Let $\tau$ be a signature and $\mathcal{A}$ and $\mathcal{B}$ be two structures for $\tau$ such that $f:\mathcal{A}\to \mathcal{B}$ is an embedding. Then $f$ is said to be elementary if for every first-order formula $\phi \in F(\tau)$ , we have $$\mathcal{A}\vDash\phi \quad \mbox{iff} \quad \mathcal{B}\vDash \phi.$$ In the expression above, $\mathcal{A}\vDash\phi$ means: if we write $\phi=\phi(x_1,\ldots,x_n)$ where the free variables of $\phi$ are all in $\lbrace x_1,\ldots,x_n\rbrace$ , then $\phi(a_1,\ldots,a_n)$ holds in $\mathcal{A}$ for any $a_i\in \mathcal{A}$ (the underlying universe of $\mathcal{A}$ ).

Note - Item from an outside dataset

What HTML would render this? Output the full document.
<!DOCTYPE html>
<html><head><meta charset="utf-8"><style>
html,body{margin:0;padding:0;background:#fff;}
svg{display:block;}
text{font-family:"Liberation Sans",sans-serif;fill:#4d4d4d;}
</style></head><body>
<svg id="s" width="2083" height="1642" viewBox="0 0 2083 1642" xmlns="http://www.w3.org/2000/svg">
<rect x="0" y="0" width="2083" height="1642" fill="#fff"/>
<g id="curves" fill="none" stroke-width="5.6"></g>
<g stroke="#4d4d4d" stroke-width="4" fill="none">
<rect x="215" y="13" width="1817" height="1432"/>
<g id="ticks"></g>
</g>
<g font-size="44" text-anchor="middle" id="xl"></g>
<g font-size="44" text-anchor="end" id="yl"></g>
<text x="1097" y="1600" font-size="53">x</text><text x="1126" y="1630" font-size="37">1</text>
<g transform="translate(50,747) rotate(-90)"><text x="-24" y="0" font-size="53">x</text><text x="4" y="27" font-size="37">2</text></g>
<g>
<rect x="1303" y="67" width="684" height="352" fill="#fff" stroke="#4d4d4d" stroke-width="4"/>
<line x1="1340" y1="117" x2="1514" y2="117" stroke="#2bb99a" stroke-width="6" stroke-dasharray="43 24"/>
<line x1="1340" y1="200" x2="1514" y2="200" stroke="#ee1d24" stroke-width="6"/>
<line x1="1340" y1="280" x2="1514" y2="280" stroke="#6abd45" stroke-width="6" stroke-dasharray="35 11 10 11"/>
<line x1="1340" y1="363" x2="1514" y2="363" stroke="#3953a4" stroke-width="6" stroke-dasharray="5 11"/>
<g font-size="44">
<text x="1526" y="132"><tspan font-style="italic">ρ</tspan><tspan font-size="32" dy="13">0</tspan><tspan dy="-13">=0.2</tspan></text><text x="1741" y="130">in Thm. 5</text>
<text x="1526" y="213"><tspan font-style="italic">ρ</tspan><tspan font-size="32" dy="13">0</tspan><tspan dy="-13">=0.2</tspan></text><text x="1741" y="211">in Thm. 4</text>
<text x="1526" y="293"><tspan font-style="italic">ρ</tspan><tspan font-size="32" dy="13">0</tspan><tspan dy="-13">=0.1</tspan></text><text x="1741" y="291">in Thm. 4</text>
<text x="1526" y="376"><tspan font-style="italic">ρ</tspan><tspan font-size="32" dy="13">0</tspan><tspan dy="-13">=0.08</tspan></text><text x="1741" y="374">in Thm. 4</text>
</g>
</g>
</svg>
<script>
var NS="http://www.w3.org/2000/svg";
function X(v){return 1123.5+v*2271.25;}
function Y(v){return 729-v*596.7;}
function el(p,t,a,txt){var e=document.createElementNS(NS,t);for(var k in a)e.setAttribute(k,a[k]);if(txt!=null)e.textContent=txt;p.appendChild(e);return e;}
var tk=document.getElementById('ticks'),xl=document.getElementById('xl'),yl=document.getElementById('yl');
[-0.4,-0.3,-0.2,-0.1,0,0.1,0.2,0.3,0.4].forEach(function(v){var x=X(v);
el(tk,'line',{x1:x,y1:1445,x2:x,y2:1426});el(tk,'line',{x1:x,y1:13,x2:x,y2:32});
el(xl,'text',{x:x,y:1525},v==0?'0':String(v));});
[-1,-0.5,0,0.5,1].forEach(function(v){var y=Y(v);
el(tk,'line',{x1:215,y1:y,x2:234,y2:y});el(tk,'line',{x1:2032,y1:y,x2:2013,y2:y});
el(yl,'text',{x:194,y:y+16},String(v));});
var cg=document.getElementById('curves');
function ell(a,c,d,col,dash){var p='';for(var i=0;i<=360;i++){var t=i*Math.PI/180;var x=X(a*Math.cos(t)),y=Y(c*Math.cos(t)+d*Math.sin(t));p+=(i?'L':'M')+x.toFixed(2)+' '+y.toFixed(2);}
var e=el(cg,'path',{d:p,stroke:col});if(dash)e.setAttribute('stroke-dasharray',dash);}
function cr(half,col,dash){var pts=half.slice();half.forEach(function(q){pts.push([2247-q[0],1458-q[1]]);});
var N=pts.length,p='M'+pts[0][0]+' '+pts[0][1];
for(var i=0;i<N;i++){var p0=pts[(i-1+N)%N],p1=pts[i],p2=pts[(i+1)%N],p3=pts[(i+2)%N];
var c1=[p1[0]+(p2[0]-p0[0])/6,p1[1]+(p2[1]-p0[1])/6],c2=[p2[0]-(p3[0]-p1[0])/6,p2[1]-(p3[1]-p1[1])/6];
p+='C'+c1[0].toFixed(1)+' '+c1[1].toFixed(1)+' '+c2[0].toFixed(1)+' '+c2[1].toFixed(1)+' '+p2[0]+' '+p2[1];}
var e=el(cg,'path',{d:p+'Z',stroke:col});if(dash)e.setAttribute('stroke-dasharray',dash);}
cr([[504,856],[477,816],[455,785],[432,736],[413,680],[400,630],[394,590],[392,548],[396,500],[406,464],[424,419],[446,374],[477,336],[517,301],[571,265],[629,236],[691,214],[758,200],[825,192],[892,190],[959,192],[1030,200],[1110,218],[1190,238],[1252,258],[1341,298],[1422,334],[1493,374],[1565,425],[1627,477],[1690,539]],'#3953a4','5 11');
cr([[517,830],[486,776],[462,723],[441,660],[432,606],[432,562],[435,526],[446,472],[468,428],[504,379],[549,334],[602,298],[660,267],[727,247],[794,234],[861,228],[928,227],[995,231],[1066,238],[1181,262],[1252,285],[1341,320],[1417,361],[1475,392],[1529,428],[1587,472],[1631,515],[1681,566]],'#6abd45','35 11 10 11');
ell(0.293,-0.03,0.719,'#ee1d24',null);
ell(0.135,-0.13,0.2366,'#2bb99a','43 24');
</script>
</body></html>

If $\mathcal{A}$ is a substructure of $\mathcal{B}$ such that the inclusion homomorphism is an elementary embedding, then we say that $\mathcal{A}$ is an elementary substructure of $\mathcal{B}$ , or that $\mathcal{B}$ is an elementary extension of $\mathcal{A}$ .

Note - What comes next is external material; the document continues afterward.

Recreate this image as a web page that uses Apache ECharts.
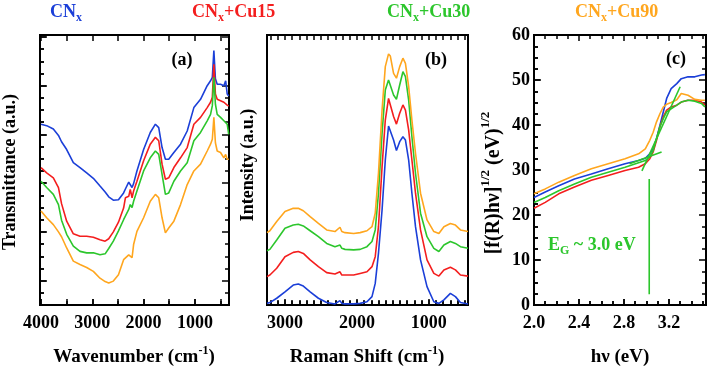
<!DOCTYPE html>
<html>
<head>
<meta charset="utf-8">
<script src="https://cdn.jsdelivr.net/npm/echarts@6/dist/echarts.min.js"></script>
<style>html,body{margin:0;padding:0;background:#fff}#main{width:709px;height:370px}</style>
</head>
<body>
<div id="main"></div>
<script>
// (a) FTIR, wavenumber (cm-1) vs transmittance (a.u., stacked)
let wnA = [4000, 3890, 3760, 3660, 3600, 3500, 3370, 3240, 3110, 2980, 2850, 2750, 2680, 2590, 2490, 2390, 2355, 2290, 2260, 2225, 2195, 2130, 2000, 1870, 1770, 1705, 1640, 1575, 1510, 1410, 1280, 1150, 1020, 890, 760, 695, 660, 630, 600, 565, 500, 435, 400, 370, 340];
let ftirCN = [32.1, 31.8, 31.1, 29.8, 28.5, 26.9, 24.2, 23.2, 22.1, 21.0, 19.4, 18.2, 17.2, 16.5, 16.6, 18.0, 18.8, 20.2, 20.6, 19.1, 19.9, 22.5, 26.9, 30.4, 32.1, 31.4, 27.3, 24.9, 24.9, 26.3, 28.0, 30.7, 35.5, 37.2, 40.0, 41.0, 41.7, 47.2, 41.4, 40.3, 40.3, 40.0, 41.0, 38.3, 37.9];
let ftirCu15 = [23.2, 22.1, 21.1, 19.1, 15.8, 12.2, 9.6, 9.1, 9.1, 8.9, 8.4, 8.1, 8.6, 10.0, 12.0, 14.9, 17.0, 17.3, 18.7, 17.0, 18.4, 20.4, 24.6, 28.0, 29.4, 28.7, 23.9, 20.8, 21.1, 23.2, 25.2, 27.3, 32.1, 33.5, 35.5, 36.6, 37.6, 44.4, 38.3, 37.2, 36.9, 36.6, 36.4, 36.0, 35.8];
let ftirCu30 = [20.4, 19.1, 17.7, 15.6, 12.4, 9.5, 7.1, 6.0, 5.7, 5.7, 5.3, 5.5, 6.6, 8.1, 10.2, 12.5, 12.9, 14.6, 15.6, 15.0, 16.3, 18.4, 22.5, 25.2, 26.6, 25.9, 21.8, 17.7, 18.0, 20.4, 22.5, 24.2, 28.7, 30.4, 32.8, 34.1, 35.9, 41.7, 36.2, 34.1, 33.5, 32.8, 32.5, 32.1, 30.0];
let ftirCu90 = [14.3, 12.9, 11.5, 10.0, 9.0, 6.7, 4.0, 3.3, 2.7, 1.9, 0.5, -0.2, -0.5, -0.1, 1.2, 4.3, 4.7, 5.3, 5.7, 4.7, 7.4, 10.1, 12.9, 16.3, 17.7, 17.0, 12.9, 9.8, 10.8, 12.2, 15.6, 19.7, 22.5, 23.9, 26.6, 28.0, 29.0, 33.5, 28.3, 26.6, 26.3, 25.2, 25.9, 24.9, 24.9];

// (b) Raman shift (cm-1) vs intensity (a.u.)
let wnB = [3250, 3210, 3115, 3000, 2885, 2815, 2745, 2650, 2535, 2420, 2305, 2235, 2210, 2165, 2045, 1955, 1860, 1790, 1745, 1700, 1650, 1605, 1560, 1535, 1490, 1450, 1405, 1360, 1325, 1280, 1235, 1185, 1115, 1025, 930, 860, 790, 700, 630, 560, 455];
let ramanCN = [0.6, 0.9, 2.5, 4.9, 7.4, 7.8, 7.0, 4.9, 2.5, 0.9, 0.4, 1.6, 0.6, 0.4, 0.4, 0.6, 1.2, 3.1, 8.0, 19.1, 35.2, 53.7, 66.3, 66.0, 61.1, 57.2, 60.5, 62.3, 61.1, 53.7, 41.4, 29.0, 16.7, 6.8, 1.2, 0.6, 1.9, 4.3, 3.1, 0.9, 0.4];
let ramanCu15 = [10.5, 11.1, 13.6, 17.9, 19.5, 19.8, 19.1, 16.7, 14.2, 12.0, 11.5, 12.3, 11.1, 11.1, 11.1, 11.7, 12.3, 14.2, 17.9, 29.0, 51.2, 68.5, 76.5, 75.9, 69.8, 67.0, 71.0, 74.1, 72.2, 64.8, 53.7, 41.4, 27.8, 16.7, 11.7, 10.7, 13.0, 14.0, 13.0, 11.1, 10.7];
let ramanCu30 = [20.1, 20.6, 24.1, 28.4, 29.6, 29.9, 29.3, 27.5, 25.3, 22.8, 21.6, 22.2, 21.0, 20.6, 20.4, 20.6, 21.6, 23.5, 27.8, 41.4, 63.6, 79.6, 83.3, 82.7, 77.8, 76.2, 81.5, 86.4, 84.6, 75.9, 62.3, 48.8, 34.0, 25.3, 21.0, 19.8, 22.2, 23.5, 22.8, 21.6, 21.0];
let ramanCu90 = [26.8, 27.5, 30.9, 34.6, 35.8, 35.8, 34.9, 32.7, 30.2, 27.8, 27.2, 28.8, 27.2, 26.8, 26.5, 26.8, 27.5, 29.0, 34.0, 48.8, 72.2, 88.3, 93.0, 92.2, 85.8, 84.0, 88.3, 91.4, 89.5, 80.9, 68.5, 56.2, 41.4, 31.5, 27.2, 26.5, 29.0, 30.2, 29.6, 27.8, 27.2];

// (c) Tauc plot, hv (eV) vs [f(R)hv]^1/2
let ev = [2.00, 2.10, 2.22, 2.36, 2.51, 2.66, 2.81, 2.93, 2.99, 3.03, 3.06, 3.09, 3.12, 3.15, 3.18, 3.22, 3.27, 3.31, 3.37, 3.43, 3.49, 3.52];
let taucCN = [23.9, 25.1, 26.5, 28.0, 29.1, 30.3, 31.4, 32.1, 32.6, 33.6, 34.7, 37.0, 39.9, 42.9, 45.9, 48.1, 49.2, 50.3, 50.7, 50.7, 51.1, 51.2];
let taucCu15 = [21.5, 22.8, 24.7, 26.2, 27.7, 28.8, 29.9, 30.6, 31.4, 32.5, 34.0, 36.6, 39.6, 41.8, 43.3, 44.0, 44.4, 45.1, 45.5, 45.5, 45.1, 44.4];
let taucCu30 = [22.8, 23.9, 25.4, 26.9, 28.4, 29.5, 30.6, 31.6, 32.1, 32.9, 34.3, 37.0, 39.6, 41.4, 42.9, 43.6, 44.4, 45.1, 45.5, 45.3, 44.8, 44.0];
let taucCu90 = [24.7, 25.8, 27.3, 28.8, 30.3, 31.4, 32.5, 33.6, 34.7, 36.6, 38.4, 40.7, 42.5, 44.0, 44.6, 45.0, 45.6, 47.0, 46.6, 45.7, 45.5, 45.5];
let fitSteep = [[2.96, 29.8], [3.30, 48.5]];
let fitFlat = [[2.85, 31.4], [3.135, 34.0]];
let gapMark = [[3.025, 2.4], [3.025, 28.0]];

// tick labels
let ticksA = [4000, 3000, 2000, 1000];
let ticksB = [3000, 2000, 1000];
let ticksCx = ['2.0', '2.4', '2.8', '3.2'];
let ticksCy = [0, 10, 20, 30, 40, 50, 60];

let sampleNames = ['CN', 'CN+Cu15', 'CN+Cu30', 'CN+Cu90'];
let colors = ['#1b3fd8', '#f41e1e', '#2cc62c', '#ffa61e'];
let FONT = 'Liberation Serif';

let chart = echarts.init(document.getElementById('main'));

function pairs(xs, ys) { return xs.map((x, i) => [x, ys[i]]); }
function curve(gi, data, color) {
    return { type: 'line', xAxisIndex: gi, yAxisIndex: gi, data: data, showSymbol: false,
        lineStyle: { color: color, width: 1.6 }, itemStyle: { color: color } };
}
function lab(o) { return Object.assign({ show: true, fontFamily: FONT, fontWeight: 'bold', fontSize: 18, color: '#000' }, o); }
function edge() { return { show: true, onZero: false, lineStyle: { color: '#000', width: 2 } }; }
function black() { return { color: '#000', width: 1.5 }; }

// axis scales, shared by the plot axis and its tick strips
let scaleA = { inverse: true, min: 335, max: 4020, splitNumber: 4 };
let scaleB = { inverse: true, min: 455, max: 3250, splitNumber: 3 };
let scaleC = { min: 2.0, max: 3.53, interval: 0.4 };
let scaleAy = { min: -5, max: 50.4, splitNumber: 5 };
let scaleCy = { min: 0, max: 60, interval: 10 };

let grids = [], xAxes = [], yAxes = [];
function addGrid(rect, xa, ya) {
    let gi = grids.length;
    grids.push(rect);
    xAxes.push(Object.assign({ gridIndex: gi, type: 'value' }, xa));
    yAxes.push(Object.assign({ gridIndex: gi, type: 'value' }, ya));
    return gi;
}
function hidden() {
    return { min: 0, max: 1, axisLine: { show: false }, axisTick: { show: false }, axisLabel: { show: false }, splitLine: { show: false } };
}
// a thin strip along a frame edge; its split lines are the tick marks, placed by the axis scale
function tickAxis(scale, major, minorN) {
    return Object.assign({ axisLine: { show: false, onZero: false }, axisTick: { show: false }, axisLabel: { show: false },
        splitLine: { show: major, lineStyle: black() },
        minorTick: { show: false, splitNumber: minorN || 2 }, minorSplitLine: { show: !!minorN, lineStyle: black() } }, scale);
}
function plotAxis(scale, label, minorN) {
    return Object.assign({ axisLine: edge(), splitLine: { show: false },
        axisTick: { show: true, inside: true, length: 6, lineStyle: black() },
        minorTick: { show: !!minorN, splitNumber: minorN || 2, length: 4, lineStyle: black() },
        axisLabel: label || { show: false } }, scale);
}
let frame = { show: true, borderColor: '#000', borderWidth: 2 };

// panel (a): frame 40..229 x 35..305
let gA = addGrid(Object.assign({ left: 40, top: 35, width: 189, height: 270 }, frame),
    plotAxis(scaleA, lab({ margin: 9, formatter: v => ticksA.includes(v) ? String(v) : '' }), 2),
    plotAxis(scaleAy, null, 4));
addGrid({ left: 40, top: 299, width: 189, height: 6 }, tickAxis(scaleA, true, 2), hidden());
addGrid({ left: 40, top: 35, width: 189, height: 6 }, tickAxis(scaleA, true, 2), hidden());
addGrid({ left: 40, top: 35, width: 7, height: 270 }, hidden(), tickAxis(scaleAy, true, 0));
addGrid({ left: 40, top: 35, width: 4, height: 270 }, hidden(), tickAxis(scaleAy, false, 4));
addGrid({ left: 222, top: 35, width: 7, height: 270 }, hidden(), tickAxis(scaleAy, true, 0));
addGrid({ left: 225, top: 35, width: 4, height: 270 }, hidden(), tickAxis(scaleAy, false, 4));

// panel (b): frame 267..468 x 35..305, ticks only on bottom and top
let gB = addGrid(Object.assign({ left: 267, top: 35, width: 201, height: 270 }, frame),
    plotAxis(scaleB, lab({ margin: 9, formatter: v => ticksB.includes(v) ? String(v) : '' }), 10),
    Object.assign(hidden(), { min: 0, max: 100 }));
addGrid({ left: 267, top: 300, width: 201, height: 5 }, tickAxis(scaleB, true, 10), hidden());
addGrid({ left: 267, top: 35, width: 201, height: 5 }, tickAxis(scaleB, true, 10), hidden());

// panel (c): frame 534..706 x 35..305
let gC = addGrid(Object.assign({ left: 534, top: 35, width: 172, height: 270 }, frame),
    plotAxis(scaleC, lab({ margin: 9, formatter: v => ticksCx.includes(v.toFixed(1)) && Math.abs(v * 10 - Math.round(v * 10)) < 1e-6 ? v.toFixed(1) : '' }), 4),
    plotAxis(scaleCy, lab({ margin: 4, formatter: v => ticksCy.includes(v) ? String(v) : '' }), 4));
addGrid({ left: 534, top: 299, width: 172, height: 6 }, tickAxis(scaleC, true, 0), hidden());
addGrid({ left: 534, top: 301, width: 172, height: 4 }, tickAxis(scaleC, false, 4), hidden());
addGrid({ left: 534, top: 35, width: 172, height: 6 }, tickAxis(scaleC, true, 0), hidden());
addGrid({ left: 534, top: 35, width: 172, height: 4 }, tickAxis(scaleC, false, 4), hidden());
addGrid({ left: 534, top: 35, width: 7, height: 270 }, hidden(), tickAxis(scaleCy, true, 0));
addGrid({ left: 534, top: 35, width: 4, height: 270 }, hidden(), tickAxis(scaleCy, false, 4));
addGrid({ left: 699, top: 35, width: 7, height: 270 }, hidden(), tickAxis(scaleCy, true, 0));
addGrid({ left: 702, top: 35, width: 4, height: 270 }, hidden(), tickAxis(scaleCy, false, 4));

let series = [];
[ftirCN, ftirCu15, ftirCu30, ftirCu90].forEach((ys, i) => series.push(curve(gA, pairs(wnA, ys), colors[i])));
[ramanCN, ramanCu15, ramanCu30, ramanCu90].forEach((ys, i) => series.push(curve(gB, pairs(wnB, ys), colors[i])));
[taucCN, taucCu15, taucCu30, taucCu90].forEach((ys, i) => series.push(curve(gC, pairs(ev, ys), colors[i])));
series.push(curve(gC, fitSteep, colors[2]));
series.push(curve(gC, fitFlat, colors[2]));
series.push(curve(gC, gapMark, colors[2]));

// text helpers
function rt(size, color, extra) {
    return Object.assign({ fontFamily: FONT, fontWeight: 'bold', fontSize: size, fill: color, lineHeight: Math.round(size * 1.25) }, extra || {});
}
function txt(x, y, text, rich, align, rot) {
    return { type: 'text', x: x, y: y, rotation: rot || 0, silent: true,
        style: { text: text, rich: rich, fontFamily: FONT, fontWeight: 'bold', align: align || 'center', verticalAlign: 'middle' } };
}
let legendX = [50, 192, 387, 575];
let graphic = [];
sampleNames.forEach((nm, i) => {
    let rest = nm.slice(2);
    graphic.push(txt(legendX[i], 12, '{m|CN}{s|x}' + (rest ? '{m|' + rest + '}' : ''),
        { m: rt(18, colors[i]), s: rt(12, colors[i], { verticalAlign: 'bottom', lineHeight: 14 }) }, 'left'));
});
let blk = { m: rt(18, '#000') };
let sup = rt(12, '#000', { verticalAlign: 'top', lineHeight: 13 });
graphic.push(txt(182, 60, '{m|(a)}', blk));
graphic.push(txt(436, 60, '{m|(b)}', blk));
graphic.push(txt(676, 59, '{m|(c)}', blk));
graphic.push(txt(134, 357, '{m|Wavenumber (cm}{s|-1}{m|)}', { m: rt(19, '#000'), s: sup }));
graphic.push(txt(367, 357, '{m|Raman Shift (cm}{s|-1}{m|)}', { m: rt(19, '#000'), s: sup }));
graphic.push(txt(620, 357, '{m|hν (eV)}', { m: rt(19, '#000') }));
graphic.push(txt(10, 172, '{m|Transmittance (a.u.)}', { m: rt(18, '#000') }, 'center', Math.PI / 2));
graphic.push(txt(248, 165, '{m|Intensity (a.u.)}', { m: rt(18, '#000') }, 'center', Math.PI / 2));
graphic.push(txt(494, 183, '{m|[f(R)hν]}{s|1/2}{m| (eV)}{s|1/2}', { m: rt(20, '#000', { lineHeight: 30 }), s: rt(13, '#000', { verticalAlign: 'top', lineHeight: 14 }) }, 'center', Math.PI / 2));
graphic.push(txt(548, 245, '{m|E}{s|G}{m| ~ 3.0 eV}', { m: rt(18, colors[2]), s: rt(12, colors[2], { verticalAlign: 'bottom', lineHeight: 14 }) }, 'left'));

chart.setOption({
    animation: false,
    grid: grids,
    xAxis: xAxes,
    yAxis: yAxes,
    series: series,
    graphic: graphic
});
</script>
</body>
</html>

Remark. A chain $\mathcal{A}_1\subseteq \mathcal{A}_2\subseteq \cdots \subseteq \mathcal{A}_n \subseteq \cdots$ of $\tau$ -structures is called an elementary chain if $\mathcal{A}_i$ is an elementary substructure of $\mathcal{A}_{i+1}$ for each $i=1,2,\ldots$ . It can be shown (Tarski and Vaught) that $$\bigcup_{i<\omega} \mathcal{A}_i$$ is a $\tau$ -structure that is an elementary extension of $\mathcal{A}_i$ for every $i$ .